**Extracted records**
────────────────────

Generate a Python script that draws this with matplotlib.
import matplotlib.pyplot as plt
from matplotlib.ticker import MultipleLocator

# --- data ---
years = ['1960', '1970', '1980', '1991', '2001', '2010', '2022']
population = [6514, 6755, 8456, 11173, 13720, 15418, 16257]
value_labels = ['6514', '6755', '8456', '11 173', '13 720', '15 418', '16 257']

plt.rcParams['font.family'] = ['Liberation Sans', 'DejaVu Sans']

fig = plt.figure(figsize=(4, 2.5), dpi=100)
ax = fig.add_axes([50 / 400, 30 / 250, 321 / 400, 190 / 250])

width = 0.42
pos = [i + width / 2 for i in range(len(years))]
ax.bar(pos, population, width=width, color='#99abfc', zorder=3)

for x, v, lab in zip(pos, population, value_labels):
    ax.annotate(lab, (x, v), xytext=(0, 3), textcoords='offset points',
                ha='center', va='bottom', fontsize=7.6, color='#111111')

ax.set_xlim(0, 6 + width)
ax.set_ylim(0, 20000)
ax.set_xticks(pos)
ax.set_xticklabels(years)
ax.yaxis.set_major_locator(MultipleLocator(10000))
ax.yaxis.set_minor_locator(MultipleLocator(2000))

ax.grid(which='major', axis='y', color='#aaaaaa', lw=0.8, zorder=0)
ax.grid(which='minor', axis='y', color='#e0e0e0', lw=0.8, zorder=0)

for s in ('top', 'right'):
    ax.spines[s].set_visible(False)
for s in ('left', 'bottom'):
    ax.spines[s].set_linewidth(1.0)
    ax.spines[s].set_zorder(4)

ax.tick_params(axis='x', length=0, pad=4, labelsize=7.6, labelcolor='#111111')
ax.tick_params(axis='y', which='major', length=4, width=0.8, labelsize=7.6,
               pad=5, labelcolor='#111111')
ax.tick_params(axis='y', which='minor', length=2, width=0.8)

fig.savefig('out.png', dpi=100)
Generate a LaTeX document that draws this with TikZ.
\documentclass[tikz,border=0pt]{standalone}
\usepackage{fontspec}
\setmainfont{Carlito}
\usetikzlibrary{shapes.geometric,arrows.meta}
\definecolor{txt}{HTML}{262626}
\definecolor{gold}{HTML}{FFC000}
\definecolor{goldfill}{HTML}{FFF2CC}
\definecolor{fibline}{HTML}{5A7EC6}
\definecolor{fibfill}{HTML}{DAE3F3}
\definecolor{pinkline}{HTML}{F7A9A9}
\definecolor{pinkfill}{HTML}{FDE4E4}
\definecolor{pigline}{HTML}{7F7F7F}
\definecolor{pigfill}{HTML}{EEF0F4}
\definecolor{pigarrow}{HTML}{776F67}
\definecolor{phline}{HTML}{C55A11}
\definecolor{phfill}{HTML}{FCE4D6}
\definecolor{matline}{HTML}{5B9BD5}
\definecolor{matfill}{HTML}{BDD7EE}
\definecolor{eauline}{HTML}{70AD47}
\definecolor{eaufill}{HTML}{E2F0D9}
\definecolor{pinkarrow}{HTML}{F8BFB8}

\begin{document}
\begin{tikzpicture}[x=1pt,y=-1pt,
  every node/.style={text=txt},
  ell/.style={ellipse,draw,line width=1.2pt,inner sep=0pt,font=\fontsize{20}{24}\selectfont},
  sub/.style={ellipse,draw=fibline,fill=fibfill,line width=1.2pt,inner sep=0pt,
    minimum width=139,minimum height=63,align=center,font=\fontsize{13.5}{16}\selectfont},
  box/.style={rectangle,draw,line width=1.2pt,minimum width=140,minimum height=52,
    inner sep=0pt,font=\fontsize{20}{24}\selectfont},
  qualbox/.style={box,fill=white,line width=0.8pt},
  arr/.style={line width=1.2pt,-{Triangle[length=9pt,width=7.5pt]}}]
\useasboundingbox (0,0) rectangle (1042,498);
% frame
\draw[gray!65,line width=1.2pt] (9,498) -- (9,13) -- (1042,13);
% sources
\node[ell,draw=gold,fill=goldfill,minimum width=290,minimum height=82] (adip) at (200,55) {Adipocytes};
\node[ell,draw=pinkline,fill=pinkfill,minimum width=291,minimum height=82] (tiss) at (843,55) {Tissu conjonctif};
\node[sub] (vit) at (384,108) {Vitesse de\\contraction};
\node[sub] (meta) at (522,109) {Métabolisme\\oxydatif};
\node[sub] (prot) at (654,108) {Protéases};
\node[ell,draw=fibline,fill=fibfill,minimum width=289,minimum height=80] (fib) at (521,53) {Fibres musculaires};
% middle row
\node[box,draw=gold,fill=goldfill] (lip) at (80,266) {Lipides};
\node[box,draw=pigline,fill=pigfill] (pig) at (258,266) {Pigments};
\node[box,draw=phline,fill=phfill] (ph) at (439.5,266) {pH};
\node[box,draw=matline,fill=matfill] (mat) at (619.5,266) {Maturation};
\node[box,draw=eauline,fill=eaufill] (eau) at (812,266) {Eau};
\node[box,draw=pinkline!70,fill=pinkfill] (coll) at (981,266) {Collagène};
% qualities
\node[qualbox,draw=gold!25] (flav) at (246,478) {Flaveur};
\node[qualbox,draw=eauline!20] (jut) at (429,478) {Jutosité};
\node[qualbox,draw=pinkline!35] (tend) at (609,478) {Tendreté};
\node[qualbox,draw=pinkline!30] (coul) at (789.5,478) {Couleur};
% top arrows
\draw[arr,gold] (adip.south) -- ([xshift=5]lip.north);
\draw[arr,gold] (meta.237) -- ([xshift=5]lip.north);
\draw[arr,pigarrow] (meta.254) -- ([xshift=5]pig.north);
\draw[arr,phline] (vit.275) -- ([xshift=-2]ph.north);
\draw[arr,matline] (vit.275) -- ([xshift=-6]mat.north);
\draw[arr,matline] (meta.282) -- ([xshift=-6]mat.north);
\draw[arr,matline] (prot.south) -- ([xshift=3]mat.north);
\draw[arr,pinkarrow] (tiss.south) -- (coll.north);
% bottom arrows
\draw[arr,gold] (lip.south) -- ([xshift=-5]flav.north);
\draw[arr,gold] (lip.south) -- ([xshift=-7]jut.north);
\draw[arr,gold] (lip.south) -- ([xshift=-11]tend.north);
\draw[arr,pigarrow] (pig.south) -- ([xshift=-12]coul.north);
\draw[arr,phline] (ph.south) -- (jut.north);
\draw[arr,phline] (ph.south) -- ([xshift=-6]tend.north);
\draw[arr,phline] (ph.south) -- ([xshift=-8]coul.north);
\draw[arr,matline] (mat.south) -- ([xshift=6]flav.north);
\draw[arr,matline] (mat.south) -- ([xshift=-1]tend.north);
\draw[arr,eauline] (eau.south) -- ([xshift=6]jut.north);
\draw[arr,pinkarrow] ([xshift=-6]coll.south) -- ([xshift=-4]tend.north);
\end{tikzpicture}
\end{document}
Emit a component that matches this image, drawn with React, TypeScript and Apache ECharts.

────────────────────

**Task instructions**
How many lines of these entries contain the string "that"? Reply with the number alone.

**Solution to this problem**
3